■ WRITTEN INSTRUCTION ■
Give every line of the data again, unchanged, but with no pictures.

------ DATASET EXCERPT

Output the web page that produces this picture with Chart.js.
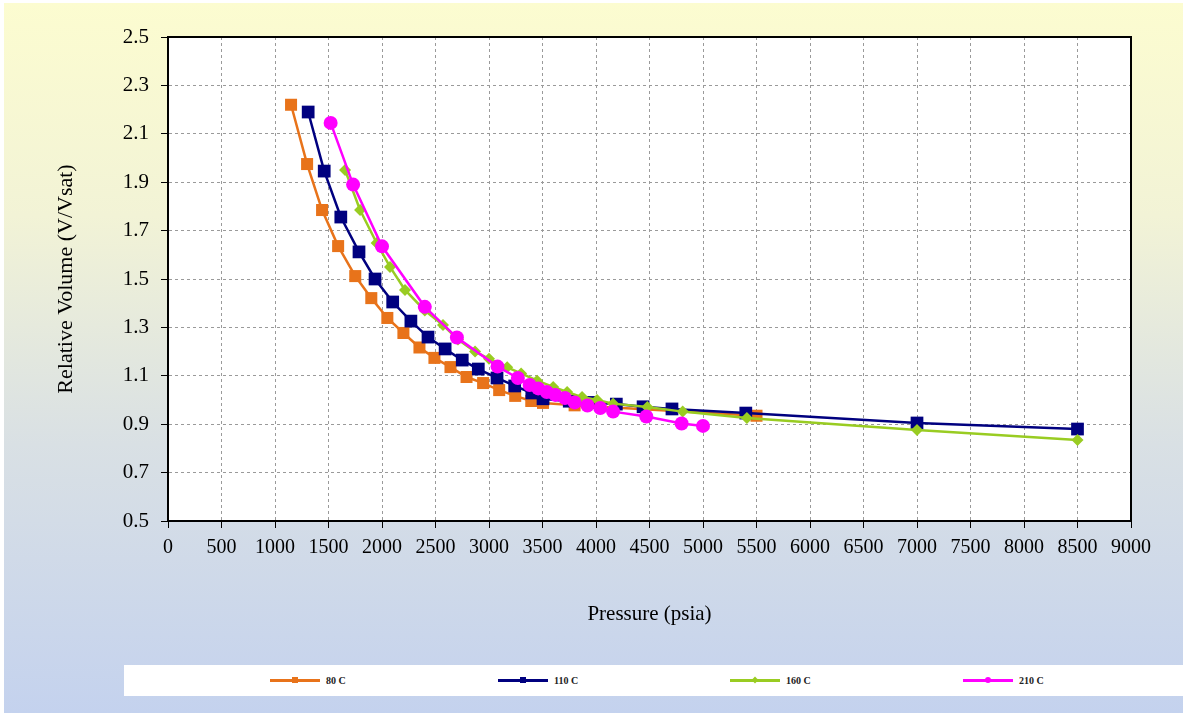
<!DOCTYPE html>
<html>
<head>
<meta charset="utf-8">
<script src="https://cdn.jsdelivr.net/npm/chart.js@4.4.0/dist/chart.umd.min.js"></script>
<style>
  html, body { margin: 0; padding: 0; background: #fff; }
  #bg { position: absolute; left: 4px; top: 3px; width: 1179px; height: 710px;
        background: linear-gradient(#fcfcd0 0%, #f2f3d6 30%, #d9e0e4 62%, #c4d2ee 100%); }
  #c { position: absolute; left: 0; top: 0; }
  #legend { position: absolute; left: 124px; top: 665px; width: 1059px; height: 31px; background: #fff; }
  .item { position: absolute; top: 0; height: 31px; display: flex; align-items: center;
          font: bold 10px "Liberation Serif", serif; color: #222; }
  .swatch { position: relative; width: 50px; height: 3px; margin-right: 6px; }
  .mark { position: absolute; left: 22px; top: -2px; width: 6px; height: 6px; }
</style>
</head>
<body>
<div id="bg"></div>
<canvas id="c" width="1183" height="713"></canvas>
<div id="legend"></div>
<script>
// pressure (psia) and relative volume for each temperature
const p80  = [1150, 1300, 1440, 1590, 1750, 1900, 2050, 2200, 2350, 2490, 2640, 2790, 2945, 3095, 3245, 3395, 3505, 3800, 5500];
const v80  = [2.22, 1.975, 1.785, 1.636, 1.512, 1.421, 1.339, 1.277, 1.217, 1.174, 1.136, 1.095, 1.07, 1.041, 1.017, 0.996, 0.988, 0.978, 0.935];

const p110 = [1310, 1460, 1615, 1785, 1935, 2100, 2270, 2430, 2590, 2750, 2900, 3075, 3240, 3400, 3505, 3750, 3950, 4190, 4440, 4710, 5400, 7000, 8500];
const v110 = [2.19, 1.946, 1.756, 1.612, 1.5, 1.405, 1.326, 1.26, 1.211, 1.165, 1.128, 1.091, 1.058, 1.029, 1.005, 0.995, 0.99, 0.983, 0.972, 0.963, 0.946, 0.905, 0.88];

const p160 = [1655, 1795, 1950, 2075, 2215, 2400, 2570, 2710, 2870, 3000, 3170, 3300, 3450, 3600, 3730, 3870, 4010, 4160, 4480, 4810, 5410, 7000, 8500];
const v160 = [1.95, 1.785, 1.649, 1.55, 1.455, 1.37, 1.31, 1.25, 1.2, 1.17, 1.135, 1.11, 1.08, 1.054, 1.033, 1.012, 1.0, 0.985, 0.971, 0.952, 0.926, 0.876, 0.835];

const p210 = [1520, 1730, 2000, 2400, 2700, 3080, 3270, 3380, 3460, 3540, 3620, 3710, 3800, 3920, 4040, 4160, 4470, 4800, 5000];
const v210 = [2.145, 1.89, 1.635, 1.385, 1.258, 1.138, 1.091, 1.062, 1.048, 1.033, 1.021, 1.008, 0.99, 0.977, 0.967, 0.952, 0.932, 0.903, 0.893];

const seriesNames = ["80 C", "110 C", "160 C", "210 C"];

const pts = (xs, ys) => xs.map((x, i) => ({ x: x, y: ys[i] }));

const plotFrame = {
  id: "plotFrame",
  beforeDraw(chart) {
    const { ctx, chartArea: a } = chart;
    ctx.save();
    ctx.fillStyle = "#fff";
    ctx.fillRect(a.left, a.top, a.right - a.left, a.bottom - a.top);
    ctx.restore();
  },
  afterDraw(chart) {
    const { ctx, chartArea: a } = chart;
    ctx.save();
    ctx.setLineDash([]);
    ctx.strokeStyle = "#000";
    ctx.lineWidth = 2;
    ctx.strokeRect(a.left, a.top, a.right - a.left, a.bottom - a.top);
    ctx.restore();
  }
};

const gridOpts = { color: "#9a9a9a", tickLength: 7, tickColor: "#000", tickBorderDash: [1, 0] };
const borderOpts = { color: "#000", width: 2, dash: [3, 3] };

const chart = new Chart(document.getElementById("c"), {
  type: "scatter",
  data: {
    datasets: [
      { label: seriesNames[0], data: pts(p80, v80), borderColor: "#e8731a", backgroundColor: "#e8731a",
        pointStyle: "rect", pointRadius: 8.5, order: 4 },
      { label: seriesNames[1], data: pts(p110, v110), borderColor: "#00007f", backgroundColor: "#00007f",
        pointStyle: "rect", pointRadius: 9, order: 3 },
      { label: seriesNames[2], data: pts(p160, v160), borderColor: "#99cc22", backgroundColor: "#99cc22",
        pointStyle: "rectRot", pointRadius: 6, order: 2 },
      { label: seriesNames[3], data: pts(p210, v210), borderColor: "#ff00ff", backgroundColor: "#ff00ff",
        pointStyle: "circle", pointRadius: 7, order: 1 }
    ].map(d => Object.assign(d, { showLine: true, borderWidth: 2.5, pointBorderWidth: 0, pointHoverRadius: d.pointRadius }))
  },
  options: {
    responsive: false,
    animation: false,
    layout: { padding: { left: 51, top: 37, right: 52, bottom: 85 } },
    plugins: { legend: { display: false }, tooltip: { enabled: false } },
    scales: {
      x: {
        type: "linear", min: 0, max: 9000,
        ticks: { stepSize: 500, color: "#000", padding: 8, maxRotation: 0,
                 font: { family: "Liberation Serif", size: 20 },
                 callback: v => String(v) },
        grid: gridOpts,
        border: borderOpts,
        title: { display: true, text: "Pressure (psia)", color: "#000", padding: { top: 4, bottom: 1 },
                 font: { family: "Liberation Serif", size: 21 } },
        afterFit(s) { s.height = 107; }
      },
      y: {
        type: "linear", min: 0.5, max: 2.5,
        ticks: { stepSize: 0.2, color: "#000", padding: 12,
                 font: { family: "Liberation Serif", size: 21 },
                 callback: v => v.toFixed(1) },
        grid: gridOpts,
        border: borderOpts,
        title: { display: true, text: "Relative Volume (V/Vsat)", color: "#000", padding: { top: 2, bottom: 2 },
                 font: { family: "Liberation Serif", size: 22 } },
        afterFit(s) { s.width = 117; }
      }
    }
  },
  plugins: [plotFrame]
});

// legend strip built from the datasets
const legendX = [146, 374, 606, 839];
const legend = document.getElementById("legend");
chart.data.datasets.forEach((d, i) => {
  const item = document.createElement("div");
  item.className = "item";
  item.style.left = legendX[i] + "px";
  const sw = document.createElement("div");
  sw.className = "swatch";
  sw.style.background = d.borderColor;
  const mk = document.createElement("div");
  mk.className = "mark";
  mk.style.background = d.borderColor;
  if (d.pointStyle === "circle") mk.style.borderRadius = "50%";
  if (d.pointStyle === "rectRot") mk.style.transform = "rotate(45deg) scale(0.8)";
  sw.appendChild(mk);
  const tx = document.createElement("span");
  tx.textContent = d.label;
  item.appendChild(sw);
  item.appendChild(tx);
  legend.appendChild(item);
});
</script>
</body>
</html>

------------

■ RESULT OF THIS EXERCISE ■
Output the web page that produces this picture with Chart.js.
<!DOCTYPE html>
<html>
<head>
<meta charset="utf-8">
<script src="https://cdn.jsdelivr.net/npm/chart.js@4.4.0/dist/chart.umd.min.js"></script>
<style>
  html, body { margin: 0; padding: 0; background: #fff; }
  #bg { position: absolute; left: 4px; top: 3px; width: 1179px; height: 710px;
        background: linear-gradient(#fcfcd0 0%, #f2f3d6 30%, #d9e0e4 62%, #c4d2ee 100%); }
  #c { position: absolute; left: 0; top: 0; }
  #legend { position: absolute; left: 124px; top: 665px; width: 1059px; height: 31px; background: #fff; }
  .item { position: absolute; top: 0; height: 31px; display: flex; align-items: center;
          font: bold 10px "Liberation Serif", serif; color: #222; }
  .swatch { position: relative; width: 50px; height: 3px; margin-right: 6px; }
  .mark { position: absolute; left: 22px; top: -2px; width: 6px; height: 6px; }
</style>
</head>
<body>
<div id="bg"></div>
<canvas id="c" width="1183" height="713"></canvas>
<div id="legend"></div>
<script>
// pressure (psia) and relative volume for each temperature
const p80  = [1150, 1300, 1440, 1590, 1750, 1900, 2050, 2200, 2350, 2490, 2640, 2790, 2945, 3095, 3245, 3395, 3505, 3800, 5500];
const v80  = [2.22, 1.975, 1.785, 1.636, 1.512, 1.421, 1.339, 1.277, 1.217, 1.174, 1.136, 1.095, 1.07, 1.041, 1.017, 0.996, 0.988, 0.978, 0.935];

const p110 = [1310, 1460, 1615, 1785, 1935, 2100, 2270, 2430, 2590, 2750, 2900, 3075, 3240, 3400, 3505, 3750, 3950, 4190, 4440, 4710, 5400, 7000, 8500];
const v110 = [2.19, 1.946, 1.756, 1.612, 1.5, 1.405, 1.326, 1.26, 1.211, 1.165, 1.128, 1.091, 1.058, 1.029, 1.005, 0.995, 0.99, 0.983, 0.972, 0.963, 0.946, 0.905, 0.88];

const p160 = [1655, 1795, 1950, 2075, 2215, 2400, 2570, 2710, 2870, 3000, 3170, 3300, 3450, 3600, 3730, 3870, 4010, 4160, 4480, 4810, 5410, 7000, 8500];
const v160 = [1.95, 1.785, 1.649, 1.55, 1.455, 1.37, 1.31, 1.25, 1.2, 1.17, 1.135, 1.11, 1.08, 1.054, 1.033, 1.012, 1.0, 0.985, 0.971, 0.952, 0.926, 0.876, 0.835];

const p210 = [1520, 1730, 2000, 2400, 2700, 3080, 3270, 3380, 3460, 3540, 3620, 3710, 3800, 3920, 4040, 4160, 4470, 4800, 5000];
const v210 = [2.145, 1.89, 1.635, 1.385, 1.258, 1.138, 1.091, 1.062, 1.048, 1.033, 1.021, 1.008, 0.99, 0.977, 0.967, 0.952, 0.932, 0.903, 0.893];

const seriesNames = ["80 C", "110 C", "160 C", "210 C"];

const pts = (xs, ys) => xs.map((x, i) => ({ x: x, y: ys[i] }));

const plotFrame = {
  id: "plotFrame",
  beforeDraw(chart) {
    const { ctx, chartArea: a } = chart;
    ctx.save();
    ctx.fillStyle = "#fff";
    ctx.fillRect(a.left, a.top, a.right - a.left, a.bottom - a.top);
    ctx.restore();
  },
  afterDraw(chart) {
    const { ctx, chartArea: a } = chart;
    ctx.save();
    ctx.setLineDash([]);
    ctx.strokeStyle = "#000";
    ctx.lineWidth = 2;
    ctx.strokeRect(a.left, a.top, a.right - a.left, a.bottom - a.top);
    ctx.restore();
  }
};

const gridOpts = { color: "#9a9a9a", tickLength: 7, tickColor: "#000", tickBorderDash: [1, 0] };
const borderOpts = { color: "#000", width: 2, dash: [3, 3] };

const chart = new Chart(document.getElementById("c"), {
  type: "scatter",
  data: {
    datasets: [
      { label: seriesNames[0], data: pts(p80, v80), borderColor: "#e8731a", backgroundColor: "#e8731a",
        pointStyle: "rect", pointRadius: 8.5, order: 4 },
      { label: seriesNames[1], data: pts(p110, v110), borderColor: "#00007f", backgroundColor: "#00007f",
        pointStyle: "rect", pointRadius: 9, order: 3 },
      { label: seriesNames[2], data: pts(p160, v160), borderColor: "#99cc22", backgroundColor: "#99cc22",
        pointStyle: "rectRot", pointRadius: 6, order: 2 },
      { label: seriesNames[3], data: pts(p210, v210), borderColor: "#ff00ff", backgroundColor: "#ff00ff",
        pointStyle: "circle", pointRadius: 7, order: 1 }
    ].map(d => Object.assign(d, { showLine: true, borderWidth: 2.5, pointBorderWidth: 0, pointHoverRadius: d.pointRadius }))
  },
  options: {
    responsive: false,
    animation: false,
    layout: { padding: { left: 51, top: 37, right: 52, bottom: 85 } },
    plugins: { legend: { display: false }, tooltip: { enabled: false } },
    scales: {
      x: {
        type: "linear", min: 0, max: 9000,
        ticks: { stepSize: 500, color: "#000", padding: 8, maxRotation: 0,
                 font: { family: "Liberation Serif", size: 20 },
                 callback: v => String(v) },
        grid: gridOpts,
        border: borderOpts,
        title: { display: true, text: "Pressure (psia)", color: "#000", padding: { top: 4, bottom: 1 },
                 font: { family: "Liberation Serif", size: 21 } },
        afterFit(s) { s.height = 107; }
      },
      y: {
        type: "linear", min: 0.5, max: 2.5,
        ticks: { stepSize: 0.2, color: "#000", padding: 12,
                 font: { family: "Liberation Serif", size: 21 },
                 callback: v => v.toFixed(1) },
        grid: gridOpts,
        border: borderOpts,
        title: { display: true, text: "Relative Volume (V/Vsat)", color: "#000", padding: { top: 2, bottom: 2 },
                 font: { family: "Liberation Serif", size: 22 } },
        afterFit(s) { s.width = 117; }
      }
    }
  },
  plugins: [plotFrame]
});

// legend strip built from the datasets
const legendX = [146, 374, 606, 839];
const legend = document.getElementById("legend");
chart.data.datasets.forEach((d, i) => {
  const item = document.createElement("div");
  item.className = "item";
  item.style.left = legendX[i] + "px";
  const sw = document.createElement("div");
  sw.className = "swatch";
  sw.style.background = d.borderColor;
  const mk = document.createElement("div");
  mk.className = "mark";
  mk.style.background = d.borderColor;
  if (d.pointStyle === "circle") mk.style.borderRadius = "50%";
  if (d.pointStyle === "rectRot") mk.style.transform = "rotate(45deg) scale(0.8)";
  sw.appendChild(mk);
  const tx = document.createElement("span");
  tx.textContent = d.label;
  item.appendChild(sw);
  item.appendChild(tx);
  legend.appendChild(item);
});
</script>
</body>
</html>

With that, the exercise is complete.